Lupakan!
Lupakan cinta jiwa yang tidak akan sampai di pelaminan. Tidak ada cinta
jiwa tanpa sentuhan fisik. Semua cinta dari jenis yang tidak berujung
dengan penyatuan fisik hanya akan mewariskan penderitaan bagi jiwa.
Misalnya yang dialami Nasr bin Hajjaj di masa Umar bin Khattab.
Ia pemuda paling ganteng yang ada di Madinah. Shalih dan kalem. Secara diam-diam gadis-gadis
Madinah mengidolakannya. Sampai suatu saat Umar mendengar seorang
perempuan menyebut namanya dalam bait-bait puisi yang dilantunkan di
malam hari. Umar pun mencari Nasr. Begitu melihatnya, Umar terpana dan
mengatakan, ketampanannya telah menjadi fitnah bagi gadis-gadis Madinah.
Akhirnya Umar pun memutuskan untuk mengirimnya ke Basra.
Disini ia bermukim pada sebuah keluarga yang hidup bahagia. Celakanya,
Nasr justru cinta pada istri tuan rumah. Wanita itu juga membalas
cintanya. Suatu saat mereka duduk bertiga bersama sang suami. Nasr
menulis sesuatu dengan tangannya di atas tanah yang lalu dijawab oleh
sang istri tuan rumah. Karena buta huruf, suami yang sudah curiga itu
pun memanggil sahabatnya untuk membaca tulisan itu. Hasilnya: aku cinta
padamu!
Nasr tentu saja malu kerena ketahuan. Akhirnya ia
meninggalkan keluarga itu dan hidup sendiri. Tapi cintanya tak hilang.

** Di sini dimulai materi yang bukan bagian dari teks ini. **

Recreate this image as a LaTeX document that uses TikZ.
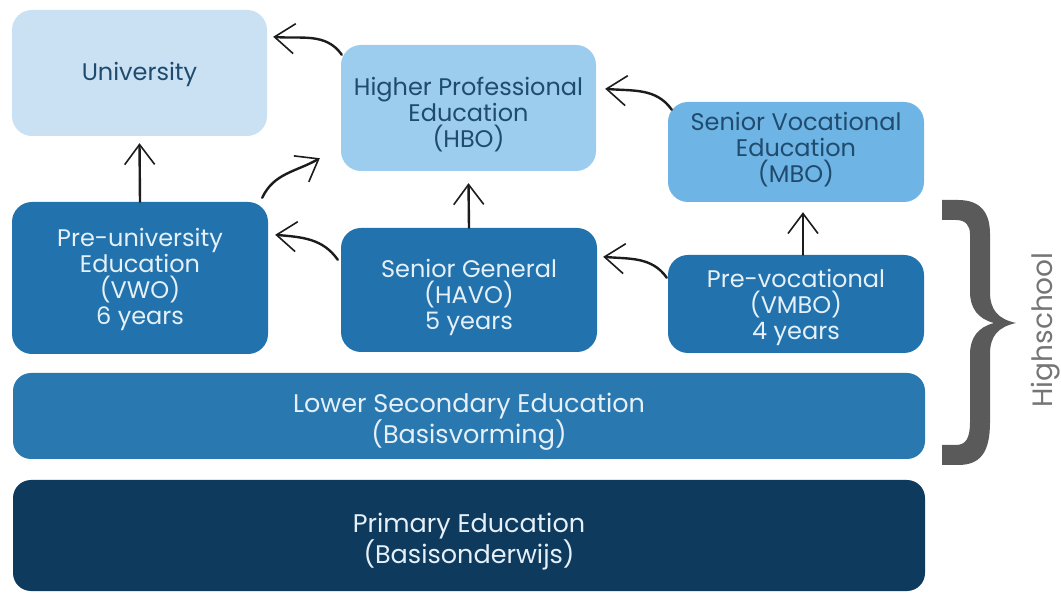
\documentclass[tikz,border=0pt]{standalone}
\usepackage{fontspec}
\setmainfont{Poppins}
\usetikzlibrary{arrows.meta,calc}

\definecolor{uniC}{HTML}{C9E1F2}
\definecolor{hboC}{HTML}{9CCDEE}
\definecolor{mboC}{HTML}{6EB4E4}
\definecolor{midC}{HTML}{2273AD}
\definecolor{lowC}{HTML}{2A78B0}
\definecolor{priC}{HTML}{0E3A5D}
\definecolor{darkT}{HTML}{1F4B6E}
\definecolor{lightT}{HTML}{E6F0F8}
\definecolor{braceC}{HTML}{5A5A5A}
\definecolor{labelC}{HTML}{757575}
\definecolor{arrowC}{HTML}{1C1C1C}

\tikzset{
  stage/.style={rounded corners=20pt, inner sep=0pt},
  widestage/.style={stage, rounded corners=18pt, minimum width=912},
  stagetext/.style={align=center, inner sep=0pt, font=\fontsize{24}{26}\selectfont},
  lighttext/.style={stagetext, text=darkT},
  darktext/.style={stagetext, text=lightT},
  widetext/.style={stagetext, text=lightT, font=\fontsize{25.5}{29}\selectfont},
  flow/.style={draw=arrowC, line width=2.4pt, line cap=round,
    -{Straight Barb[length=20pt, width=30pt, line width=1.6pt]}},
}

\begin{document}
\begin{tikzpicture}[x=1pt, y=-1pt]
\useasboundingbox (0,0) rectangle (1061,593);

% upper level: where the school types lead
\node[stage, fill=uniC, minimum width=255, minimum height=126,
  label={[lighttext, yshift=-1pt]center:University}] (uni) at (139.5,73) {};
\node[stage, fill=hboC, minimum width=255, minimum height=126,
  label={[lighttext, yshift=-7pt]center:{Higher Professional\\Education\\(HBO)}}] (hbo) at (468.5,108) {};
\node[stage, fill=mboC, minimum width=256, minimum height=100,
  label={[lighttext, yshift=2pt]center:{Senior Vocational\\Education\\(MBO)}}] (mbo) at (796,152) {};

% secondary school types
\node[stage, fill=midC, minimum width=256, minimum height=152,
  label={[darktext, yshift=-1pt]center:{Pre-university\\Education\\(VWO)\\6 years}}] (vwo) at (140,278) {};
\node[stage, fill=midC, minimum width=256, minimum height=124,
  label={[darktext, yshift=-7pt]center:{Senior General\\(HAVO)\\5 years}}] (havo) at (469,290) {};
\node[stage, fill=midC, minimum width=256, minimum height=98,
  label={[darktext, yshift=-3pt]center:{Pre-vocational\\(VMBO)\\4 years}}] (vmbo) at (796,304) {};

% common base
\node[widestage, fill=lowC, minimum height=86,
  label={[widetext, yshift=-6pt]center:{Lower Secondary Education\\(Basisvorming)}}] (lower) at (469,416) {};
\node[widestage, fill=priC, minimum height=111,
  label={[widetext, yshift=-6pt]center:{Primary Education\\(Basisonderwijs)}}] (primary) at (469,535.5) {};

% transitions
\draw[flow] (vwo.north) -- ($(uni.south)+(0,7)$);
\draw[flow] ($(vwo.north east)+(-6,-4)$) to[out=65, in=210] ($(hbo.south west)+(-21,-13)$);
\draw[flow] ($(hbo.north west)+(1,10)$) to[out=125, in=-5] ($(uni.north east)+(6,27)$);
\draw[flow] ($(mbo.north west)+(4,8)$) to[out=125, in=-5] ($(hbo.north east)+(9,44)$);
\draw[flow] (havo.north) -- ($(hbo.south)+(0,12)$);
\draw[flow] ($(havo.north west)+(-3,32)$) to[out=125, in=-5] ($(vwo.north east)+(7,33)$);
\draw[flow] ($(vmbo.north west)+(-1,23)$) to[out=125, in=-5] ($(havo.north east)+(6,29)$);
\draw[flow] ($(vmbo.north)+(7,0)$) -- ($(mbo.south)+(7,10)$);

% brace grouping the high school levels, drawn as a filled outline
\fill[braceC]
  (942,200) -- (958,200) .. controls (980,200) and (990,212) .. (990,234)
  -- (990,292) .. controls (990,310) and (998,319) .. (1016,323)
  .. controls (998,327) and (990,336) .. (990,354)
  -- (990,422) .. controls (990,453) and (980,465) .. (958,465) -- (942,465)
  -- (942,445) -- (956,445) .. controls (966,445) and (970,438) .. (970,422)
  -- (970,354) .. controls (970,338) and (978,327) .. (994,323)
  .. controls (978,319) and (970,308) .. (970,292)
  -- (970,234) .. controls (970,226) and (966,220) .. (956,220) -- (942,220) -- cycle;
\node[rotate=90, text=labelC, font=\fontsize{28}{28}\selectfont] (hs) at (1046,330) {Highschool};
\end{tikzpicture}
\end{document}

Dia menderita karenanya. Sampai ia jatuh sakit dan badannya kurus
kering. Suami perempuan itu pun kasihan dan menyuruh istrinya untuk
mengobati Nasr. Betapa gembiranya Nasr ketika perempuan itu datang. Tapi
cinta tak mungkin tersambung ke pelaminan. Mereka tidak melakukan dosa,
memang. Tapi mereka menderita. Dan Nasr meninggal setelah itu.
Itu derita panjang dari sebuah cinta yang tumbuh di lahan yang salah.
Tragis memang. Tapi ia tak kuasa menahan cintanya. Dan ia membayarnya
dengan penderitaan hingga akhir hayat. Pastilah cinta yang begitu akan
menjadi penyakit. Sebab cinta yang ini justru menemukan kekuatannya
dengan sentuhan fisik. Makin intens sentuhan fisiknya, makin kuat dua
jiwa saling tersambung. Maka ketika sentuhan fisik jadi mustahil, cinta
yang ini hanya akan berkembang jadi penyakit.
Itu sebabnya
Islam memudahkan seluruh jalan menuju pelaminan. Semua ditata
sesederhana mungkin. Mulai dari proses perkenalan, pelamaran, hingga
mahar dan pesta pernikahan. Jangan ada tradisi yang menghalangi cinta
dari jenis yang ini untuk sampai ke pelaminan. Tapi mungkin halangannya
bukan tradisi. Juga mungkin tidak selalu sama dengan kasus Nasr.
Kadang-kadang misalnya, karena cinta tertolak atau tidak cukup memiliki
alasan yang kuat untuk dilanjutkan dalam sebuah hubungan jangka panjang
yang kokoh.
Apapun situasinya, begitu peluang menuju pelaminan
tertutup, semua cinta yang ini harus diakhiri. Hanya di sana cinta yang
ini absah untuk tumbuh bersemi: di singgasana pelaminan.